:: Stated exercise ::
Return only the number of lines that hold "picture".

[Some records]
────
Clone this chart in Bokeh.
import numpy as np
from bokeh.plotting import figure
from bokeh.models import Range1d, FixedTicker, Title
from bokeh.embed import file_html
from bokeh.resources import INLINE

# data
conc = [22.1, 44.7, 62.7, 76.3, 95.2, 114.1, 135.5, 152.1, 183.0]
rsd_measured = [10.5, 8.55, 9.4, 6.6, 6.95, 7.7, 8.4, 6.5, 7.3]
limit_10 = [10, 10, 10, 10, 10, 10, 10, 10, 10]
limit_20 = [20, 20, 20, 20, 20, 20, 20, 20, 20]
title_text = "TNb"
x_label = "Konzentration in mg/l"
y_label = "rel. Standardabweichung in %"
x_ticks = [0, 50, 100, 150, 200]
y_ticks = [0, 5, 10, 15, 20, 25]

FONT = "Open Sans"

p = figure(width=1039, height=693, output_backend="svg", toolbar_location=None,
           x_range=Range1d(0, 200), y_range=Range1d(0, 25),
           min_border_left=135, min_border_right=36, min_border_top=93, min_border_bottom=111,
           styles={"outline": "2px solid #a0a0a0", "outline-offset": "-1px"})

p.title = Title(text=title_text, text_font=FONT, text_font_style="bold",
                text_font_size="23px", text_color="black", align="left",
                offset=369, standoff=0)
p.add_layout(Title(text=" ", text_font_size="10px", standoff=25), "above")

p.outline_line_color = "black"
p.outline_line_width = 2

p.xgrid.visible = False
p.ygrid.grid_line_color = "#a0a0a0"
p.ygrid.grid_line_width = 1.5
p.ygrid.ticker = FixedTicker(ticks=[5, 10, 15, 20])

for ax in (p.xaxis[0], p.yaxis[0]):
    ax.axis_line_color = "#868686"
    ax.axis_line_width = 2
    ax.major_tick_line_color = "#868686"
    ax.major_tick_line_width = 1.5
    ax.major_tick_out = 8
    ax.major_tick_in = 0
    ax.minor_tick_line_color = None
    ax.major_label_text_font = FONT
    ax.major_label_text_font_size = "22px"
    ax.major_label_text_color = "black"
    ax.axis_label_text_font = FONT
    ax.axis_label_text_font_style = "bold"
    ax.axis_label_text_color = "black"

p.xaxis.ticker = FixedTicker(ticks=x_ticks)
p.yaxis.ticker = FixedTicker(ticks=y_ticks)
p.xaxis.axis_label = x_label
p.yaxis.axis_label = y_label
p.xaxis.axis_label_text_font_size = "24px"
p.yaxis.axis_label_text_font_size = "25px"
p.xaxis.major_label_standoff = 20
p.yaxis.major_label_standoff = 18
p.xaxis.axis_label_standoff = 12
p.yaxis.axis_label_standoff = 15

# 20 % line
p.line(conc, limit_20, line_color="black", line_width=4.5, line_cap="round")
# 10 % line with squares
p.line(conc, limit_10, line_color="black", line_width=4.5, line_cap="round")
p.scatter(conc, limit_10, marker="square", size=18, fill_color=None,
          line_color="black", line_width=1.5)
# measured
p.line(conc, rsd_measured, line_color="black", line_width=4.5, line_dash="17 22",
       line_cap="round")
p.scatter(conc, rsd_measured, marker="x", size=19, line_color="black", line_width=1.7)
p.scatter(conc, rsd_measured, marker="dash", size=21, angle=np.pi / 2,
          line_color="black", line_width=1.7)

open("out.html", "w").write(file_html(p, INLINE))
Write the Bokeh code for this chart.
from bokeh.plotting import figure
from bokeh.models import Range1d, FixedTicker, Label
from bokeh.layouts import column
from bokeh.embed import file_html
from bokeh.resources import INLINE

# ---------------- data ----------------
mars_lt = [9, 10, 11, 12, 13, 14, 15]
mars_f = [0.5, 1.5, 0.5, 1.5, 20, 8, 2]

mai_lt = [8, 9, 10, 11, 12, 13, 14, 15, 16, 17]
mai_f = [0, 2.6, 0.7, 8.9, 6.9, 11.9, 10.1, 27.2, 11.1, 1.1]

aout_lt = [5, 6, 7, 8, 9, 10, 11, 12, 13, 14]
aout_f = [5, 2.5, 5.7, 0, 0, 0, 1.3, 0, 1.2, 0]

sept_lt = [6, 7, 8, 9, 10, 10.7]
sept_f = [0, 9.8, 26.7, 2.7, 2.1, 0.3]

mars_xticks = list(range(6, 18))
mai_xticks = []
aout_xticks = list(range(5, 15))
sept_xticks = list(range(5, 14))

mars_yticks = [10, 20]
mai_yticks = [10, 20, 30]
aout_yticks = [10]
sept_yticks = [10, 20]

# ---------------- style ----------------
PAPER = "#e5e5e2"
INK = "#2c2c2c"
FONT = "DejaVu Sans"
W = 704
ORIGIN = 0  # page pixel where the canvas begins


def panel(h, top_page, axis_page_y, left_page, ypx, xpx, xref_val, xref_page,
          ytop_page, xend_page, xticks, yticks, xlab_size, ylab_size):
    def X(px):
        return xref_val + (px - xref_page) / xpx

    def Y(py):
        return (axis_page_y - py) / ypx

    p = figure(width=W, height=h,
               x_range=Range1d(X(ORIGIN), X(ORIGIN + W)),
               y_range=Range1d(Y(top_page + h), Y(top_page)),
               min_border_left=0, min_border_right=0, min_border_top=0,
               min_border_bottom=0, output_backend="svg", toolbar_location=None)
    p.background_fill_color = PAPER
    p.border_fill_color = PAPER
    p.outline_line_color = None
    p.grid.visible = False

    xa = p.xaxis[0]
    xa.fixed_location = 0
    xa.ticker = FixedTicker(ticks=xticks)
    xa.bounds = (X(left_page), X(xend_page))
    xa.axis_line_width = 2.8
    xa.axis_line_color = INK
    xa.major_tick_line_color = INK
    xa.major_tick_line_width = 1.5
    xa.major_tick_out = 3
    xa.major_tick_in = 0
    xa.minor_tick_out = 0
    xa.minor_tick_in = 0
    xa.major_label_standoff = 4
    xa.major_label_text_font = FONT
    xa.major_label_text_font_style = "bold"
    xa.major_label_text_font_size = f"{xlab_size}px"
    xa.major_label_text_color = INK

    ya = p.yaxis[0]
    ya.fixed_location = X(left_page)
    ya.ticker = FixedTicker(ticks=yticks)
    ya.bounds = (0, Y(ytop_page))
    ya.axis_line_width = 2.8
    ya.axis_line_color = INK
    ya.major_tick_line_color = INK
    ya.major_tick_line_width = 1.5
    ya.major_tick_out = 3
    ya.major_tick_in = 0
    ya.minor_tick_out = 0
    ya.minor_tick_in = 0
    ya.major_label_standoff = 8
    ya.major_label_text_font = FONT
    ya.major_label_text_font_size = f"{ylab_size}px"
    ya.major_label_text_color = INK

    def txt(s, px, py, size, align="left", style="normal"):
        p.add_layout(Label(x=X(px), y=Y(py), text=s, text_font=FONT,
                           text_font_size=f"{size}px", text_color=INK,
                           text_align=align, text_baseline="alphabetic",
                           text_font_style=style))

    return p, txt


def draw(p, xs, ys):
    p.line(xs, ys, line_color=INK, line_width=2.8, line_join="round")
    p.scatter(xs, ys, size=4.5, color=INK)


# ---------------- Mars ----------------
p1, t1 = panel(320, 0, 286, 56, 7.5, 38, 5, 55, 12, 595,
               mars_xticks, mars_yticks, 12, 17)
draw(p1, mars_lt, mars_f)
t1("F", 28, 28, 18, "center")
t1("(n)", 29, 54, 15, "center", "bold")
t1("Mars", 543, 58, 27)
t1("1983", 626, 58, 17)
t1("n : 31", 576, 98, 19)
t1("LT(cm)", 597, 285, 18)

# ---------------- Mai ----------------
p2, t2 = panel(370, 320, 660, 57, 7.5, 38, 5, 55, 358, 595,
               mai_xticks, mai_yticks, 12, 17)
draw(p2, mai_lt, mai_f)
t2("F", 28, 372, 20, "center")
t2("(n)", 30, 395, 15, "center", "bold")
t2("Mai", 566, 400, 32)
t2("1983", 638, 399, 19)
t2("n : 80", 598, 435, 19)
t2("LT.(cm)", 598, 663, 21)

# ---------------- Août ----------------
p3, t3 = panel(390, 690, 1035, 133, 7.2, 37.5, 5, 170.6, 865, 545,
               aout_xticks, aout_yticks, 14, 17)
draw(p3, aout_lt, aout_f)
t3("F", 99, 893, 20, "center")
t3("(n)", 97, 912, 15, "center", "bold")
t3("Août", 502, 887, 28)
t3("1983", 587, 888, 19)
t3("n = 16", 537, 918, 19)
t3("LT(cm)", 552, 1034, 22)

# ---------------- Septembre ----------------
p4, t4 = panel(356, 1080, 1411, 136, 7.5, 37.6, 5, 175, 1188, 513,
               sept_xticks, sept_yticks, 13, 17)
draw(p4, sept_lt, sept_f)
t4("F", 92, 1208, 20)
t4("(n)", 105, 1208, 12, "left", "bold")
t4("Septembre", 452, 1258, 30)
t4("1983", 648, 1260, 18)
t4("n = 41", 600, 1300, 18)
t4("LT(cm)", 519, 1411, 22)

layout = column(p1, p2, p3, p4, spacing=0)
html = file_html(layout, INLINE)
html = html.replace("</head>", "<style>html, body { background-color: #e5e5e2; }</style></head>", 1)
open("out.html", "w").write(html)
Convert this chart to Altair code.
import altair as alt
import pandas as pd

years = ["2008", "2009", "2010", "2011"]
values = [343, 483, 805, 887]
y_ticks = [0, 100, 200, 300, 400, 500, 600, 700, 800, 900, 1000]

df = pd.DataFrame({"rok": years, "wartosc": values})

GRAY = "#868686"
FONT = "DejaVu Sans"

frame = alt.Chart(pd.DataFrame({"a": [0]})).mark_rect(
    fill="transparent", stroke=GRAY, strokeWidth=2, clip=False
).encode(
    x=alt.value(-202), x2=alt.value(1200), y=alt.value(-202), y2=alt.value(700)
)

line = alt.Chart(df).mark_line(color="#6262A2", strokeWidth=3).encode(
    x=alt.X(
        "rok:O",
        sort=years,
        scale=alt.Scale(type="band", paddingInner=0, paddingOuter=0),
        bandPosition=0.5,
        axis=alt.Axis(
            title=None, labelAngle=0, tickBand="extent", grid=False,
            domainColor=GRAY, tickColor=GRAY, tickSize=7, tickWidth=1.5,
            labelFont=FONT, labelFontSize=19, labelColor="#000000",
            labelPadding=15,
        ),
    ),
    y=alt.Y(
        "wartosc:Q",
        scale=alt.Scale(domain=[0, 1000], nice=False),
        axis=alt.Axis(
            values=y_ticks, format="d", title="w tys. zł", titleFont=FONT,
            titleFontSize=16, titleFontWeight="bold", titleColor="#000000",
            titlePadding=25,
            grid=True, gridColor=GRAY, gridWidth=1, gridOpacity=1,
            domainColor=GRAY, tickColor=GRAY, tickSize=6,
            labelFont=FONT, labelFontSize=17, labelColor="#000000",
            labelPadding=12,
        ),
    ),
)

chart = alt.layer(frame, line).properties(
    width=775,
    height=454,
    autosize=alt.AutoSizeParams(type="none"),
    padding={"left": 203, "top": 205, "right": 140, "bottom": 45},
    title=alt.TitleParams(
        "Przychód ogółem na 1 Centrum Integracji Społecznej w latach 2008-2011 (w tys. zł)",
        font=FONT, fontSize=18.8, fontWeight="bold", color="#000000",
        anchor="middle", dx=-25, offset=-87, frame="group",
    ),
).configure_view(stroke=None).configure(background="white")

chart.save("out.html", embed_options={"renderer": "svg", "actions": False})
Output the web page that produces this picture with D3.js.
────
:: Correct output ::
1